Мужчины реагировали на внешний облик Клары: им не понравились ее талия, подчеркнутая тугим корсетом, недостаточно прикрытая грудь и черные волосы. Поскольку героиня этой истории была одна, мужчины из фургона напали на нее, давая понять, что ее версия феминности не только дефектна, но и нежелательна, что ей здесь не место. Они сделали это, буквально отрезав ее от города фургоном, убрав квир-субъект из поля зрения. В результате Клара утратила телесный контакт с городом, попала в ловушку, стала невидимой для других. Город, в котором она жила, стал иным, а обычная поездка превратилась в опасную ситуацию, которую Клара не могла контролировать; ее действия теперь определялись другими людьми. Отрезав Клару от города, нападавшие лишили ее права на саморегуляцию; мужчины подошли к ней слишком близко, вторглись в ее пространство и телесность[307].

Женственный образ Клары не просто раздражил мужчин; с их точки зрения, он был гораздо менее значим, чем их представление о том, как должна выглядеть феминность. По их логике, это давало им право вмешаться в ситуацию, занять принадлежавшее молодой женщине пространство. Поведение нападавших было актом осуществления власти; перекрыв Кларе путь, мужчины заставили ее приспосабливаться к поставленным ими условиям. Они ограничили ее пространство и выкрикивали оскорбления и угрозы, что сделало ситуацию еще более опасной.

Место, где произошел инцидент, было знакомо Кларе с раннего детства; тем самым, нападение прочно интегрировалось в сложившийся у нее образ города, переплелось с ее воспоминаниями. Стокгольм стал для нее неоднозначным локусом, в котором присутствует одновременно несколько дискурсов (иногда противоречащих друг другу). Насилие теперь закрепилось в памяти Клары о городе, и последний приобрел новые коннотации, придавая иной смысл представлениям девушки о Стокгольме.

Нападение на Клару выглядело оправданным в рамках нормативного дискурса, не допускающего существования ее версии феминности — тугого корсета и черных волос. Мужчины, носители доминирующего гендерного дискурса, предприняли попытку исправить ситуацию, заставить Клару осознать свою ошибку. Два разных дискурса столкнулись, и это привело к тяжелым последствиям для девушки, бросившей вызов нормативной версии феминности. Клара ощутила это столкновение буквально физически, когда банка ударила ее по голове. Вторжение в личное пространство и унижение должны были заставить ее осознать свою девиантность. Используя слова «коммунистка» и «феминистка», мужчины давали понять, что рассматривают эстетику Клары как политическую и субверсивную стратегию, которая вызывает у них откровенное презрение. Оскорбления звучали как обвинение, а нанесение физического вреда было сильным высказыванием против квир-поведения; мужчины заявляли о своем превосходстве, претендуя на пространство, которое Клара считала своим. Улица, где это случилось, являет собой продолжение дискурсивных тел всех трех индивидуумов, что объясняет эмоциональный накал: все участники конфликта боролись за право на существование.

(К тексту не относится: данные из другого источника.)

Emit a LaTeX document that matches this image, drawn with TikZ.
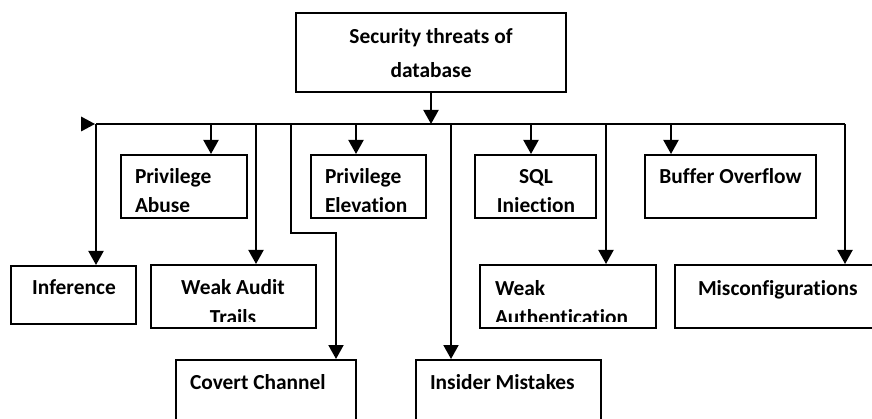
\documentclass[tikz,border=0pt]{standalone}
\usepackage{fontspec}
\setmainfont{Carlito}[Ligatures=NoCommon]
\usetikzlibrary{arrows.meta,fit}
\begin{document}
\begin{tikzpicture}[x=1pt,y=-1pt,line width=2pt,
  box/.style={draw,rectangle,inner sep=0pt,line width=2pt},
  arr/.style={-{Triangle[width=15pt,length=14pt]}},
  txt/.style={inner sep=0pt,font=\fontsize{21.4}{29}\selectfont\bfseries}]
\useasboundingbox (0,0) rectangle (872,419);
\clip (0,0) rectangle (872,419);
% boxes
\node[box,fit={(296,13) (566,92)}] (top) {};
\node[box,fit={(11,266) (136,324)}] (inf) {};
\node[box,fit={(121,155) (247,218)}] (abuse) {};
\node[box,fit={(151,265) (316,328)}] (audit) {};
\node[box,fit={(176,360) (356,440)}] (covert) {};
\node[box,fit={(311,155) (426,218)}] (elev) {};
\node[box,fit={(416,360) (601,440)}] (insider) {};
\node[box,fit={(475,155) (596,218)}] (sql) {};
\node[box,fit={(480,265) (656,328)}] (auth) {};
\node[box,fit={(645,155) (816,218)}] (buffer) {};
\node[box,fit={(675,265) (900,328)}] (misc) {};
% texts
\node[txt,anchor=base] (topT1) at (431,44) {Security threats of};
\node[txt,anchor=base] (topT2) at (431,78) {database};
\node[txt,anchor=base] (infT) at (74,295) {Inference};
\node[txt,anchor=base west] (abuseT1) at (134,184) {Privilege};
\node[txt,anchor=base] (auditT1) at (233,295) {Weak Audit};
\node[txt,anchor=base west] (covertT) at (189,389) {Covert Channel};
\node[txt,anchor=base west] (elevT1) at (324,184) {Privilege};
\node[txt,anchor=base west] (insiderT) at (429,389) {Insider Mistakes};
\node[txt,anchor=base] (sqlT1) at (536,184) {SQL};
\node[txt,anchor=base west] (authT1) at (494,296) {Weak};
\node[txt,anchor=base] (bufferT) at (730.5,184) {Buffer Overflow};
\node[txt,anchor=base west] (miscT) at (697,296) {Misconfigurations};
\begin{scope}
\clip (abuse.north west) rectangle ([yshift=7.5pt]abuse.south east);
\node[txt,anchor=base west] (abuseT2) at (134,213) {Abuse};
\end{scope}
\begin{scope}
\clip (elev.north west) rectangle ([yshift=7.5pt]elev.south east);
\node[txt,anchor=base west] (elevT2) at (324,213) {Elevation};
\end{scope}
\begin{scope}
\clip (sql.north west) rectangle ([yshift=7.5pt]sql.south east);
\node[txt,anchor=base] (sqlT2) at (536,213) {Injection};
\end{scope}
\begin{scope}
\clip (audit.north west) rectangle ([yshift=7.5pt]audit.south east);
\node[txt,anchor=base] (auditT2) at (233,324) {Trails};
\end{scope}
\begin{scope}
\clip (auth.north west) rectangle ([yshift=7.5pt]auth.south east);
\node[txt,anchor=base west] (authT2) at (494,324) {Authentication};
\end{scope}
% bus
\coordinate (b0) at (96,124);
\coordinate (bTop) at (431,124);
\coordinate (bAbuse) at (211,124);
\coordinate (bAudit) at (256,124);
\coordinate (bCov) at (291,124);
\coordinate (cvK) at (336,233);
\coordinate (bElev) at (356,124);
\coordinate (bIns) at (451,124);
\coordinate (bSql) at (531,124);
\coordinate (bAuth) at (606,124);
\coordinate (bBuf) at (671,124);
\coordinate (b9) at (845,124);
\draw[arr] (top.south) -- (bTop);
\draw (b0) -- (b9);
\fill (b0) ++(-1,0) -- ++(-14,-7.5) -- ++(0,15) -- cycle;
\draw[arr] (b0) -- (b0 |- inf.north);
\draw[arr] (bAbuse) -- (bAbuse |- abuse.north);
\draw[arr] (bAudit) -- (bAudit |- audit.north);
\draw[arr] (bCov) |- (cvK) -- (cvK |- covert.north);
\draw[arr] (bElev) -- (bElev |- elev.north);
\draw[arr] (bIns) -- (bIns |- insider.north);
\draw[arr] (bSql) -- (bSql |- sql.north);
\draw[arr] (bAuth) -- (bAuth |- auth.north);
\draw[arr] (bBuf) -- (bBuf |- buffer.north);
\draw[arr] (b9) -- (b9 |- misc.north);
\end{tikzpicture}
\end{document}
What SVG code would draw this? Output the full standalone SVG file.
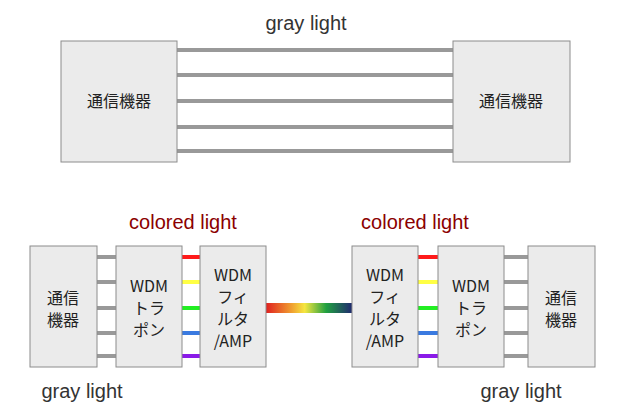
<svg xmlns="http://www.w3.org/2000/svg" width="624" height="419" viewBox="0 0 624 419">
<defs>
<style>
.box{fill:#ebebeb;stroke:#8c8c8c;stroke-width:1}
.t{font-family:"Noto Sans CJK JP","Liberation Sans",sans-serif;font-size:16px;fill:#222;text-anchor:middle}
.lbl{font-family:"Liberation Sans",sans-serif;font-size:20px;text-anchor:middle}
.g{stroke:#999;stroke-width:4}
.c{stroke-width:4}
</style>
<linearGradient id="rb" x1="0" x2="1">
<stop offset="0" stop-color="#e02020"/><stop offset="0.3" stop-color="#f0a030"/><stop offset="0.45" stop-color="#f5e640"/><stop offset="0.7" stop-color="#20a040"/><stop offset="1" stop-color="#202a70"/>
</linearGradient>
</defs>
<g id="connectors">
<g class="g">
<line x1="177" y1="50" x2="453" y2="50"/><line x1="177" y1="75" x2="453" y2="75"/><line x1="177" y1="101" x2="453" y2="101"/><line x1="177" y1="127" x2="453" y2="127"/><line x1="177" y1="151" x2="453" y2="151"/>
<line x1="97" y1="257" x2="116" y2="257"/><line x1="97" y1="282" x2="116" y2="282"/><line x1="97" y1="308" x2="116" y2="308"/><line x1="97" y1="333" x2="116" y2="333"/><line x1="97" y1="356" x2="116" y2="356"/>
<line x1="504" y1="257" x2="528" y2="257"/><line x1="504" y1="282" x2="528" y2="282"/><line x1="504" y1="308" x2="528" y2="308"/><line x1="504" y1="333" x2="528" y2="333"/><line x1="504" y1="356" x2="528" y2="356"/>
</g>
<g class="c">
<line x1="182" y1="257" x2="200" y2="257" stroke="#ff1a1a"/><line x1="182" y1="282" x2="200" y2="282" stroke="#ffff44"/><line x1="182" y1="308" x2="200" y2="308" stroke="#22ee22"/><line x1="182" y1="333" x2="200" y2="333" stroke="#3a7ae0"/><line x1="182" y1="356" x2="200" y2="356" stroke="#8a1ae8"/>
<line x1="418" y1="257" x2="438" y2="257" stroke="#ff1a1a"/><line x1="418" y1="282" x2="438" y2="282" stroke="#ffff44"/><line x1="418" y1="308" x2="438" y2="308" stroke="#22ee22"/><line x1="418" y1="333" x2="438" y2="333" stroke="#3a7ae0"/><line x1="418" y1="356" x2="438" y2="356" stroke="#8a1ae8"/>
</g>
<rect x="266" y="303" width="86" height="10" fill="url(#rb)"/>
</g>
<g id="top-left"><rect class="box" x="61" y="41" width="116" height="121"/><text class="t" x="119" y="107">通信機器</text></g>
<g id="top-right"><rect class="box" x="453" y="41" width="117" height="121"/><text class="t" x="511" y="107">通信機器</text></g>
<g id="bl-comm"><rect class="box" x="30" y="246" width="67" height="121"/><text class="t" x="63" y="304">通信</text><text class="t" x="63" y="326">機器</text></g>
<g id="bl-trans"><rect class="box" x="116" y="246" width="66" height="121"/><text class="t" x="149" y="292">WDM</text><text class="t" x="149" y="314">トラ</text><text class="t" x="149" y="336">ポン</text></g>
<g id="bl-filter"><rect class="box" x="200" y="246" width="66" height="121"/><text class="t" x="233" y="281">WDM</text><text class="t" x="233" y="303">フィ</text><text class="t" x="233" y="325">ルタ</text><text class="t" x="233" y="347">/AMP</text></g>
<g id="br-filter"><rect class="box" x="352" y="246" width="66" height="121"/><text class="t" x="385" y="281">WDM</text><text class="t" x="385" y="303">フィ</text><text class="t" x="385" y="325">ルタ</text><text class="t" x="385" y="347">/AMP</text></g>
<g id="br-trans"><rect class="box" x="438" y="246" width="66" height="121"/><text class="t" x="471" y="292">WDM</text><text class="t" x="471" y="314">トラ</text><text class="t" x="471" y="336">ポン</text></g>
<g id="br-comm"><rect class="box" x="528" y="246" width="67" height="121"/><text class="t" x="561" y="304">通信</text><text class="t" x="561" y="326">機器</text></g>
<text class="lbl" x="306" y="30" fill="#333">gray light</text>
<text class="lbl" x="183" y="229" fill="#8b0000">colored light</text>
<text class="lbl" x="415" y="229" fill="#8b0000">colored light</text>
<text class="lbl" x="82" y="398" fill="#333">gray light</text>
<text class="lbl" x="521" y="398" fill="#333">gray light</text>
</svg>
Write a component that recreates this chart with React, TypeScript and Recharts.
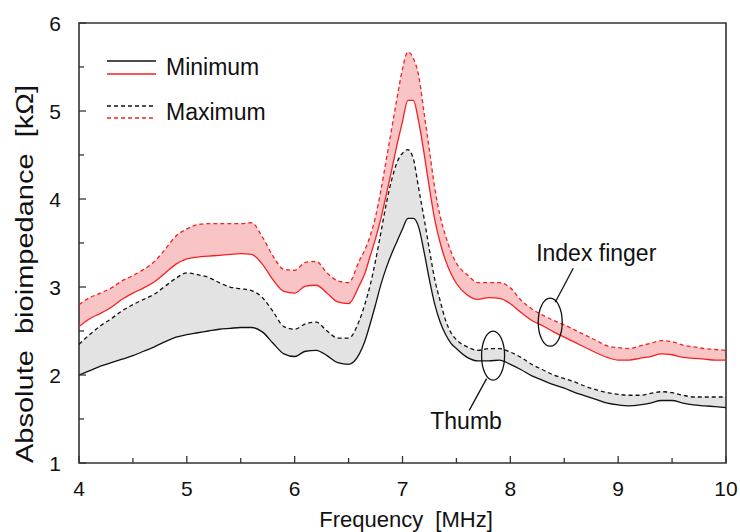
import React from "react";
import {
  ComposedChart,
  Area,
  Line,
  XAxis,
  YAxis,
  ReferenceArea,
  ReferenceDot,
} from "recharts";

// frequency in MHz
const freq = [
  4.0, 4.1, 4.2, 4.3, 4.4, 4.5, 4.6, 4.7, 4.8, 4.9,
  5.0, 5.1, 5.2, 5.3, 5.4, 5.5, 5.6, 5.7, 5.8, 5.9,
  6.0, 6.1, 6.2, 6.3, 6.4, 6.5, 6.6, 6.65, 6.7, 6.75,
  6.8, 6.85, 6.9, 6.95, 7.0, 7.05, 7.1, 7.15, 7.2, 7.25,
  7.3, 7.35, 7.4, 7.45, 7.5, 7.6, 7.7, 7.8, 7.9, 8.0,
  8.1, 8.2, 8.3, 8.4, 8.5, 8.6, 8.7, 8.8, 8.9, 9.0,
  9.1, 9.2, 9.3, 9.4, 9.5, 9.6, 9.7, 9.8, 9.9, 10.0,
];

// absolute bioimpedance in kOhm
const thumbMin = [
  2.0, 2.05, 2.1, 2.14, 2.18, 2.22, 2.27, 2.32, 2.38, 2.43,
  2.46, 2.48, 2.5, 2.52, 2.53, 2.54, 2.54, 2.49, 2.36, 2.24,
  2.21, 2.27, 2.28, 2.22, 2.14, 2.12, 2.24, 2.38, 2.58, 2.8,
  3.03, 3.22, 3.38, 3.52, 3.66, 3.78, 3.78, 3.68, 3.4, 3.08,
  2.8, 2.6, 2.46, 2.36, 2.3, 2.2, 2.16, 2.16, 2.17, 2.12,
  2.06, 1.99, 1.94, 1.89, 1.85, 1.8, 1.76, 1.72, 1.68, 1.66,
  1.65, 1.66, 1.68, 1.71, 1.71, 1.68, 1.66, 1.65, 1.64, 1.63,
];
const thumbMax = [
  2.35, 2.46, 2.56, 2.64, 2.73, 2.8, 2.86, 2.92, 3.01, 3.1,
  3.16, 3.14, 3.11, 3.05, 3.0, 2.98, 2.96, 2.88, 2.72, 2.55,
  2.52, 2.58, 2.6, 2.5, 2.42, 2.42, 2.62, 2.8, 3.02, 3.3,
  3.62, 3.95, 4.22, 4.42, 4.52, 4.56, 4.46, 4.12, 3.78, 3.42,
  3.08, 2.84, 2.62, 2.48, 2.4, 2.32, 2.28, 2.3, 2.3, 2.26,
  2.2, 2.12, 2.06, 2.0, 1.96, 1.92, 1.87, 1.83, 1.8, 1.78,
  1.77, 1.77, 1.79, 1.81, 1.8, 1.77, 1.75, 1.75, 1.75, 1.75,
];
const indexMin = [
  2.55, 2.64, 2.7, 2.77, 2.86, 2.93, 2.99, 3.06, 3.16, 3.26,
  3.32, 3.34, 3.35, 3.36, 3.37, 3.38, 3.37, 3.26, 3.08, 2.95,
  2.93, 3.01, 3.02, 2.93, 2.83, 2.81, 3.02, 3.15, 3.35, 3.55,
  3.78, 4.05, 4.33, 4.62, 4.88, 5.12, 5.12, 4.88, 4.52, 4.12,
  3.76, 3.5, 3.3, 3.15, 3.04, 2.91, 2.86, 2.88, 2.87, 2.81,
  2.71, 2.62, 2.56, 2.49, 2.43, 2.37, 2.31, 2.25, 2.2, 2.17,
  2.17, 2.19, 2.21, 2.24, 2.23, 2.2, 2.19, 2.18, 2.17, 2.17,
];
const indexMax = [
  2.8, 2.88, 2.93, 2.99, 3.07, 3.13, 3.2, 3.29, 3.43, 3.58,
  3.66, 3.71, 3.72, 3.72, 3.72, 3.72, 3.73, 3.57, 3.35, 3.2,
  3.19, 3.28, 3.29, 3.16, 3.07, 3.05, 3.3, 3.42, 3.58, 3.8,
  4.1, 4.45, 4.8, 5.15, 5.48, 5.67, 5.6, 5.4, 4.98, 4.55,
  4.12, 3.8, 3.58, 3.4, 3.27, 3.14, 3.05, 3.05, 3.05, 2.99,
  2.85, 2.75, 2.68, 2.62, 2.57, 2.51, 2.45, 2.39, 2.33, 2.31,
  2.3, 2.33, 2.36, 2.39, 2.38, 2.34, 2.32, 2.3, 2.29, 2.28,
];

const xTicks = [4, 4.5, 5, 5.5, 6, 6.5, 7, 7.5, 8, 8.5, 9, 9.5, 10];
const yTicks = [1, 1.5, 2, 2.5, 3, 3.5, 4, 4.5, 5, 5.5, 6];

// where the ellipse call-outs sit (MHz, kOhm)
const indexNote = { f: 8.37, v: 2.6 };
const thumbNote = { f: 7.84, v: 2.22 };

const data = freq.map((f, i) => ({
  f,
  thumbMin: thumbMin[i],
  thumbMax: thumbMax[i],
  indexMin: indexMin[i],
  indexMax: indexMax[i],
  thumbRange: [thumbMin[i], thumbMax[i]],
  indexRange: [indexMin[i], indexMax[i]],
}));

const W = 740;
const H = 532;
const PLOT_LEFT = 79;
const PLOT_BOTTOM = 463;
const FONT = "'Liberation Sans', Arial, sans-serif";
const RED = "#f52020";
const INK = "#111";
const AXIS = "#333";

const XTick = (props: any) => {
  const { payload } = props;
  const c = payload.coordinate;
  const major = Number.isInteger(payload.value);
  return (
    <g>
      <line x1={c} x2={c} y1={PLOT_BOTTOM} y2={PLOT_BOTTOM - (major ? 7 : 5)} stroke={AXIS} strokeWidth={1.3} />
      {major && (
        <text x={c} y={496} textAnchor="middle" fontSize={21} fill={INK} fontFamily={FONT}>
          {payload.value}
        </text>
      )}
    </g>
  );
};

const YTick = (props: any) => {
  const { payload } = props;
  const c = payload.coordinate;
  const major = Number.isInteger(payload.value);
  return (
    <g>
      <line x1={PLOT_LEFT} x2={PLOT_LEFT + (major ? 7 : 5)} y1={c} y2={c} stroke={AXIS} strokeWidth={1.3} />
      {major && (
        <text x={61} y={c + 7.5} textAnchor="end" fontSize={21} fill={INK} fontFamily={FONT}>
          {payload.value}
        </text>
      )}
    </g>
  );
};

const IndexCallout = (props: any) => {
  const { cx, cy } = props;
  return (
    <g>
      <ellipse cx={cx} cy={cy} rx={12} ry={24} fill="none" stroke={INK} strokeWidth={1.3} />
      <line x1={cx + 5} y1={cy - 20} x2={cx + 23} y2={cy - 54} stroke={INK} strokeWidth={1.3} />
      <text x={cx + 46} y={cy - 61} textAnchor="middle" fontSize={23} fill={INK} fontFamily={FONT}>
        Index finger
      </text>
    </g>
  );
};

const ThumbCallout = (props: any) => {
  const { cx, cy } = props;
  return (
    <g>
      <ellipse cx={cx} cy={cy} rx={11.5} ry={24.5} fill="none" stroke={INK} strokeWidth={1.3} />
      <line x1={cx - 6.5} y1={cy + 23} x2={cx - 24} y2={cy + 55} stroke={INK} strokeWidth={1.3} />
      <text x={cx - 27} y={cy + 73} textAnchor="middle" fontSize={23} fill={INK} fontFamily={FONT}>
        Thumb
      </text>
    </g>
  );
};

export default function App() {
  return (
    <div style={{ position: "absolute", left: 0, top: 0, width: W, height: H, background: "#fff" }}>
      <ComposedChart width={W} height={H} data={data} margin={{ top: 23, right: 14, bottom: 0, left: 0 }}>
        <XAxis
          dataKey="f"
          type="number"
          domain={[4, 10]}
          ticks={xTicks}
          interval={0}
          height={69}
          axisLine={false}
          tickLine={false}
          tick={<XTick />}
        />
        <YAxis
          type="number"
          domain={[1, 6]}
          ticks={yTicks}
          interval={0}
          width={79}
          axisLine={false}
          tickLine={false}
          tick={<YTick />}
        />
        <Area dataKey="thumbRange" type="monotone" stroke="none" fill="#e3e3e3" fillOpacity={1} isAnimationActive={false} />
        <Area dataKey="indexRange" type="monotone" stroke="none" fill="#f9c4c6" fillOpacity={1} isAnimationActive={false} />
        <Line dataKey="thumbMax" type="monotone" stroke={INK} strokeWidth={1.3} strokeDasharray="4 3" dot={false} isAnimationActive={false} />
        <Line dataKey="thumbMin" type="monotone" stroke={INK} strokeWidth={1.3} dot={false} isAnimationActive={false} />
        <Line dataKey="indexMax" type="monotone" stroke={RED} strokeWidth={1.3} strokeDasharray="4 3" dot={false} isAnimationActive={false} />
        <Line dataKey="indexMin" type="monotone" stroke={RED} strokeWidth={1.3} dot={false} isAnimationActive={false} />
        <ReferenceArea x1={4} x2={10} y1={1} y2={6} fill="none" stroke={AXIS} strokeWidth={1.6} ifOverflow="visible" />
        <ReferenceDot x={indexNote.f} y={indexNote.v} shape={<IndexCallout />} />
        <ReferenceDot x={thumbNote.f} y={thumbNote.v} shape={<ThumbCallout />} />
      </ComposedChart>
      <svg width={W} height={H} style={{ position: "absolute", left: 0, top: 0, pointerEvents: "none" }}>
        <g fontFamily={FONT} fill={INK}>
          <line x1={107} x2={156} y1={61} y2={61} stroke={INK} strokeWidth={1.3} />
          <line x1={107} x2={156} y1={74} y2={74} stroke={RED} strokeWidth={1.3} />
          <text x={166} y={75} fontSize={23}>Minimum</text>
          <line x1={107} x2={156} y1={106} y2={106} stroke={INK} strokeWidth={1.3} strokeDasharray="4 3" />
          <line x1={107} x2={156} y1={118} y2={118} stroke={RED} strokeWidth={1.3} strokeDasharray="4 3" />
          <text x={166} y={120} fontSize={23}>Maximum</text>
          <text x={406} y={527} fontSize={22} textAnchor="middle" style={{ whiteSpace: "pre" }}>
            {"Frequency  [MHz]"}
          </text>
          <text
            x={33}
            y={274}
            fontSize={23}
            textAnchor="middle"
            textLength={378}
            lengthAdjust="spacingAndGlyphs"
            transform="rotate(-90 33 274)"
            style={{ whiteSpace: "pre" }}
          >
            {"Absolute  bioimpedance  [kΩ]"}
          </text>
        </g>
      </svg>
    </div>
  );
}
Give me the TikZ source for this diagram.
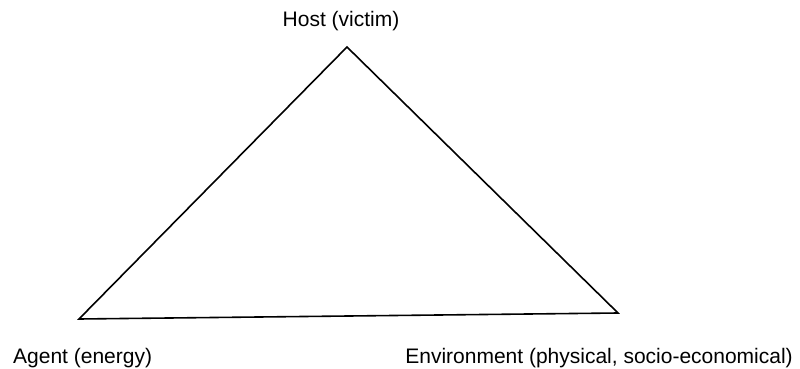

Клара говорит, что подобные ситуации в ее жизни не редкость. По ее словам, они влияют на образ города, в котором она живет, и на траекторию ее передвижений; случившееся в прошлом определяет, куда девушка направится в будущем. Прошлое, настоящее и будущее города сливаются воедино, непрерывно и динамично меняя отношение Клары к родному городу. Стокгольм полон не только квир-возможностей, но и опасностей, или, говоря словами феноменолога С. Ахмед, «вопрос ориентации — это… не только вопрос пространства»[308]. Клара избегает мест, ассоциирующихся с риском, и предпочитает более комфортные локусы. Она не знает, где на самом деле опасно, а где спокойно, и опирается на ощущения и воспоминания о том, что с ней случилось раньше. Это своеобразный компромисс: не желая менять внешний облик, Клара выбирает новые маршруты для перемещения по городу.

Интересно, что по той же улице, где мужчины напали на Клару, пролегает маршрут стокгольмского прайд-парада. Сама по себе улица нейтральна, но она приобретает разные смыслы в зависимости от того, какие акторы на ней появляются, как они относятся друг к другу и какие дискурсы производят. Клара сама участвовала в прайд-параде, поэтому теперь улица связана для нее с двумя принципиально разными воспоминаниями: одно из них ассоциируется с травмой, другое — с валидизацией:

Клара: И тогда я заметила, что там было, если я продвигалась чуть дальше, я неожиданным образом начала ассоциироваться с чем-то иным, не с женщиной. И это было очень рано, я получила первые туфли на высоком каблуке от моего парикмахера-гея, и я почувствовала сильную связь с феминностью такого рода. Это ощущалось, как пластик, не было ощущения, что это как-то связано с потоком менструальной крови.